* BEGIN STORED DATA *

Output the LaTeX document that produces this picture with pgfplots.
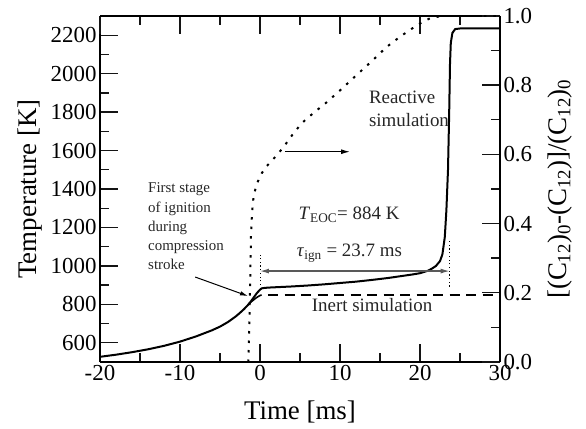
\documentclass[border=0pt]{standalone}
\usepackage{fontspec}
\setmainfont{Liberation Serif}
\usepackage{pgfplots}
\pgfplotsset{compat=1.18}
\usetikzlibrary{arrows.meta}
\definecolor{tickink}{RGB}{20,20,20}

% Reactive temperature trace [ms, K]
\pgfplotstableread{
t T
-20 527
-18 538
-16 551
-14 566
-12 584
-10 606
-8 633
-6 665
-5 684
-4 708
-3 738
-2.5 756
-2 775
-1.5 797
-1.2 812
-0.8 835
-0.4 858
0 876
0.2 883
0.5 885
1 887
2 889
4 893
6 898
8 904
10 911
12 918
14 927
16 937
18 949
19 955
20 962
21 975
21.5 986
22 1000
22.5 1025
22.8 1060
23.1 1150
23.3 1290
23.5 1500
23.65 1800
23.75 2050
23.85 2160
24.05 2212
24.4 2232
25 2235
30 2235
}\reactive

% Inert temperature trace: compression part and constant-volume part
\pgfplotstableread{
t T
-1.5 797
-1.2 810
-0.8 823
-0.4 836
0 846
0.2 849
}\inertcomp
\pgfplotstableread{
t T
1.0 849
30 849
}\inertflat

% Normalised fuel conversion (right axis)
\pgfplotstableread{
t X
-1.45 0
-1.35 0.1
-1.25 0.2
-1.18 0.3
-1.12 0.37
-1.0 0.43
-0.8 0.48
-0.4 0.515
0.2 0.545
0.8 0.565
2 0.595
2.9 0.62
4 0.655
5.2 0.69
6.7 0.72
8.3 0.75
10 0.785
12.1 0.83
14 0.87
15.8 0.91
17.5 0.94
19.4 0.97
20.5 0.985
21.5 0.996
23 1.0
30 1.0
}\conversion

\pgfplotsset{
  common/.style={
    scale only axis, width=400bp, height=346bp,
    xmin=-20, xmax=30,
    axis line style={line width=1.6bp},
    tick style={tickink, line width=1.4bp},
    major tick length=18bp, minor tick length=9bp,
    tick label style={font=\fontsize{23}{23}\selectfont},
    /pgf/number format/assume math mode=true,
    /pgf/number format/1000 sep={},
  },
}

\begin{document}
\begin{tikzpicture}
\begin{axis}[common,
  ymin=500, ymax=2300,
  axis x line*=bottom, axis y line*=left,
  xtick pos=left, ytick pos=left,
  xtick align=inside, ytick align=inside,
  xtick={-20,-10,0,10,20,30}, minor xtick={-15,-5,5,15,25},
  ytick={600,800,1000,1200,1400,1600,1800,2000,2200},
  minor ytick={700,900,1100,1300,1500,1700,1900,2100},
  xlabel={Time [ms]}, ylabel={Temperature [K]},
  every axis x label/.style={at={(axis description cs:0.5,-0.145)}, anchor=center,
    font=\fontsize{27}{27}\selectfont},
  every axis y label/.style={at={(axis description cs:-0.175,0.5)}, rotate=90, anchor=center,
    font=\fontsize{27}{27}\selectfont},
]
  \addplot[black, line width=2bp] table[x=t, y=T] {\reactive};
  \addplot[black, line width=1.6bp] table[x=t, y=T] {\inertcomp};
  \addplot[black, line width=1.8bp, dash pattern=on 10bp off 6.5bp] table[x=t, y=T] {\inertflat};

  % ignition delay marker
  \draw[black!65, line width=1.2bp, {Latex[length=9bp,width=5bp]}-{Latex[length=9bp,width=5bp]}]
    (axis cs:0,973) -- (axis cs:23.7,973);
  \draw[black, line width=0.9bp, dash pattern=on 1.2bp off 2.5bp] (axis cs:0,900) -- (axis cs:0,1057);
  \draw[black, line width=0.9bp, dash pattern=on 1.2bp off 2.5bp] (axis cs:23.7,892) -- (axis cs:23.7,1135);

  % annotations
  \begin{scope}[every node/.style={inner sep=0pt, anchor=base west, font=\fontsize{15}{15}\selectfont, text=black!85}]
    \node at (axis cs:-14,1381) {First stage};
    \node at (axis cs:-14,1280) {of ignition};
    \node at (axis cs:-14,1180) {during};
    \node at (axis cs:-14,1080) {compression};
    \node at (axis cs:-14,979) {stroke};
  \end{scope}
  \draw[black, line width=1bp, -{Latex[length=8bp,width=4.5bp]}] (axis cs:-8.1,942) -- (axis cs:-1.5,843);

  \begin{scope}[every node/.style={inner sep=0pt, anchor=base west, font=\fontsize{19}{19}\selectfont, text=black!85}]
    \node at (axis cs:13.6,1846) {Reactive};
    \node at (axis cs:13.6,1724) {simulation};
    \node at (axis cs:4.8,1239) {\textit{T}\textsubscript{EOC}= 884 K};
    \node at (axis cs:4.6,1048) {\textit{τ}\textsubscript{ign} = 23.7 ms};
    \node at (axis cs:6.46,762) {Inert simulation};
  \end{scope}
  \draw[black, line width=1.2bp, -{Latex[length=9bp,width=5bp]}] (axis cs:3.1,1594) -- (axis cs:11.25,1594);
\end{axis}

% top edge with its ticks
\begin{axis}[common,
  ymin=0, ymax=1,
  axis x line*=top, axis y line=none,
  xtick pos=right, xtick align=inside,
  xtick={-20,-10,0,10,20,30}, minor xtick={-15,-5,5,15,25},
  xticklabels={},
  tick style={tickink, line width=1.4bp},
]
\end{axis}

% right-hand conversion axis
\begin{axis}[common,
  ymin=0, ymax=1,
  axis x line=none, axis y line*=right,
  ytick pos=right, ytick align=inside,
  ytick={0,0.2,0.4,0.6,0.8,1.0}, minor ytick={0.1,0.3,0.5,0.7,0.9},
  yticklabel style={/pgf/number format/fixed, /pgf/number format/fixed zerofill, /pgf/number format/precision=1},
  ylabel={[(C\textsubscript{12})\textsubscript{0}-(C\textsubscript{12})]/(C\textsubscript{12})\textsubscript{0}},
  every axis y label/.style={at={(axis description cs:1.15,0.5)}, rotate=90, anchor=center,
    font=\fontsize{27}{27}\selectfont},
]
  \addplot[black, line width=2bp, dash pattern=on 2.5bp off 7bp] table[x=t, y=X] {\conversion};
\end{axis}
\pgfresetboundingbox
\path[use as bounding box] (-100bp,-67bp) rectangle (486bp,362bp);
\end{tikzpicture}
\end{document}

* END STORED DATA *

• **WHAT THIS TASK INVOLVES**:
Without the pictures, output the full listing exactly as it stands.

• **ANSWER TO THE TASK**:
Output the LaTeX document that produces this picture with pgfplots.
\documentclass[border=0pt]{standalone}
\usepackage{fontspec}
\setmainfont{Liberation Serif}
\usepackage{pgfplots}
\pgfplotsset{compat=1.18}
\usetikzlibrary{arrows.meta}
\definecolor{tickink}{RGB}{20,20,20}

% Reactive temperature trace [ms, K]
\pgfplotstableread{
t T
-20 527
-18 538
-16 551
-14 566
-12 584
-10 606
-8 633
-6 665
-5 684
-4 708
-3 738
-2.5 756
-2 775
-1.5 797
-1.2 812
-0.8 835
-0.4 858
0 876
0.2 883
0.5 885
1 887
2 889
4 893
6 898
8 904
10 911
12 918
14 927
16 937
18 949
19 955
20 962
21 975
21.5 986
22 1000
22.5 1025
22.8 1060
23.1 1150
23.3 1290
23.5 1500
23.65 1800
23.75 2050
23.85 2160
24.05 2212
24.4 2232
25 2235
30 2235
}\reactive

% Inert temperature trace: compression part and constant-volume part
\pgfplotstableread{
t T
-1.5 797
-1.2 810
-0.8 823
-0.4 836
0 846
0.2 849
}\inertcomp
\pgfplotstableread{
t T
1.0 849
30 849
}\inertflat

% Normalised fuel conversion (right axis)
\pgfplotstableread{
t X
-1.45 0
-1.35 0.1
-1.25 0.2
-1.18 0.3
-1.12 0.37
-1.0 0.43
-0.8 0.48
-0.4 0.515
0.2 0.545
0.8 0.565
2 0.595
2.9 0.62
4 0.655
5.2 0.69
6.7 0.72
8.3 0.75
10 0.785
12.1 0.83
14 0.87
15.8 0.91
17.5 0.94
19.4 0.97
20.5 0.985
21.5 0.996
23 1.0
30 1.0
}\conversion

\pgfplotsset{
  common/.style={
    scale only axis, width=400bp, height=346bp,
    xmin=-20, xmax=30,
    axis line style={line width=1.6bp},
    tick style={tickink, line width=1.4bp},
    major tick length=18bp, minor tick length=9bp,
    tick label style={font=\fontsize{23}{23}\selectfont},
    /pgf/number format/assume math mode=true,
    /pgf/number format/1000 sep={},
  },
}

\begin{document}
\begin{tikzpicture}
\begin{axis}[common,
  ymin=500, ymax=2300,
  axis x line*=bottom, axis y line*=left,
  xtick pos=left, ytick pos=left,
  xtick align=inside, ytick align=inside,
  xtick={-20,-10,0,10,20,30}, minor xtick={-15,-5,5,15,25},
  ytick={600,800,1000,1200,1400,1600,1800,2000,2200},
  minor ytick={700,900,1100,1300,1500,1700,1900,2100},
  xlabel={Time [ms]}, ylabel={Temperature [K]},
  every axis x label/.style={at={(axis description cs:0.5,-0.145)}, anchor=center,
    font=\fontsize{27}{27}\selectfont},
  every axis y label/.style={at={(axis description cs:-0.175,0.5)}, rotate=90, anchor=center,
    font=\fontsize{27}{27}\selectfont},
]
  \addplot[black, line width=2bp] table[x=t, y=T] {\reactive};
  \addplot[black, line width=1.6bp] table[x=t, y=T] {\inertcomp};
  \addplot[black, line width=1.8bp, dash pattern=on 10bp off 6.5bp] table[x=t, y=T] {\inertflat};

  % ignition delay marker
  \draw[black!65, line width=1.2bp, {Latex[length=9bp,width=5bp]}-{Latex[length=9bp,width=5bp]}]
    (axis cs:0,973) -- (axis cs:23.7,973);
  \draw[black, line width=0.9bp, dash pattern=on 1.2bp off 2.5bp] (axis cs:0,900) -- (axis cs:0,1057);
  \draw[black, line width=0.9bp, dash pattern=on 1.2bp off 2.5bp] (axis cs:23.7,892) -- (axis cs:23.7,1135);

  % annotations
  \begin{scope}[every node/.style={inner sep=0pt, anchor=base west, font=\fontsize{15}{15}\selectfont, text=black!85}]
    \node at (axis cs:-14,1381) {First stage};
    \node at (axis cs:-14,1280) {of ignition};
    \node at (axis cs:-14,1180) {during};
    \node at (axis cs:-14,1080) {compression};
    \node at (axis cs:-14,979) {stroke};
  \end{scope}
  \draw[black, line width=1bp, -{Latex[length=8bp,width=4.5bp]}] (axis cs:-8.1,942) -- (axis cs:-1.5,843);

  \begin{scope}[every node/.style={inner sep=0pt, anchor=base west, font=\fontsize{19}{19}\selectfont, text=black!85}]
    \node at (axis cs:13.6,1846) {Reactive};
    \node at (axis cs:13.6,1724) {simulation};
    \node at (axis cs:4.8,1239) {\textit{T}\textsubscript{EOC}= 884 K};
    \node at (axis cs:4.6,1048) {\textit{τ}\textsubscript{ign} = 23.7 ms};
    \node at (axis cs:6.46,762) {Inert simulation};
  \end{scope}
  \draw[black, line width=1.2bp, -{Latex[length=9bp,width=5bp]}] (axis cs:3.1,1594) -- (axis cs:11.25,1594);
\end{axis}

% top edge with its ticks
\begin{axis}[common,
  ymin=0, ymax=1,
  axis x line*=top, axis y line=none,
  xtick pos=right, xtick align=inside,
  xtick={-20,-10,0,10,20,30}, minor xtick={-15,-5,5,15,25},
  xticklabels={},
  tick style={tickink, line width=1.4bp},
]
\end{axis}

% right-hand conversion axis
\begin{axis}[common,
  ymin=0, ymax=1,
  axis x line=none, axis y line*=right,
  ytick pos=right, ytick align=inside,
  ytick={0,0.2,0.4,0.6,0.8,1.0}, minor ytick={0.1,0.3,0.5,0.7,0.9},
  yticklabel style={/pgf/number format/fixed, /pgf/number format/fixed zerofill, /pgf/number format/precision=1},
  ylabel={[(C\textsubscript{12})\textsubscript{0}-(C\textsubscript{12})]/(C\textsubscript{12})\textsubscript{0}},
  every axis y label/.style={at={(axis description cs:1.15,0.5)}, rotate=90, anchor=center,
    font=\fontsize{27}{27}\selectfont},
]
  \addplot[black, line width=2bp, dash pattern=on 2.5bp off 7bp] table[x=t, y=X] {\conversion};
\end{axis}
\pgfresetboundingbox
\path[use as bounding box] (-100bp,-67bp) rectangle (486bp,362bp);
\end{tikzpicture}
\end{document}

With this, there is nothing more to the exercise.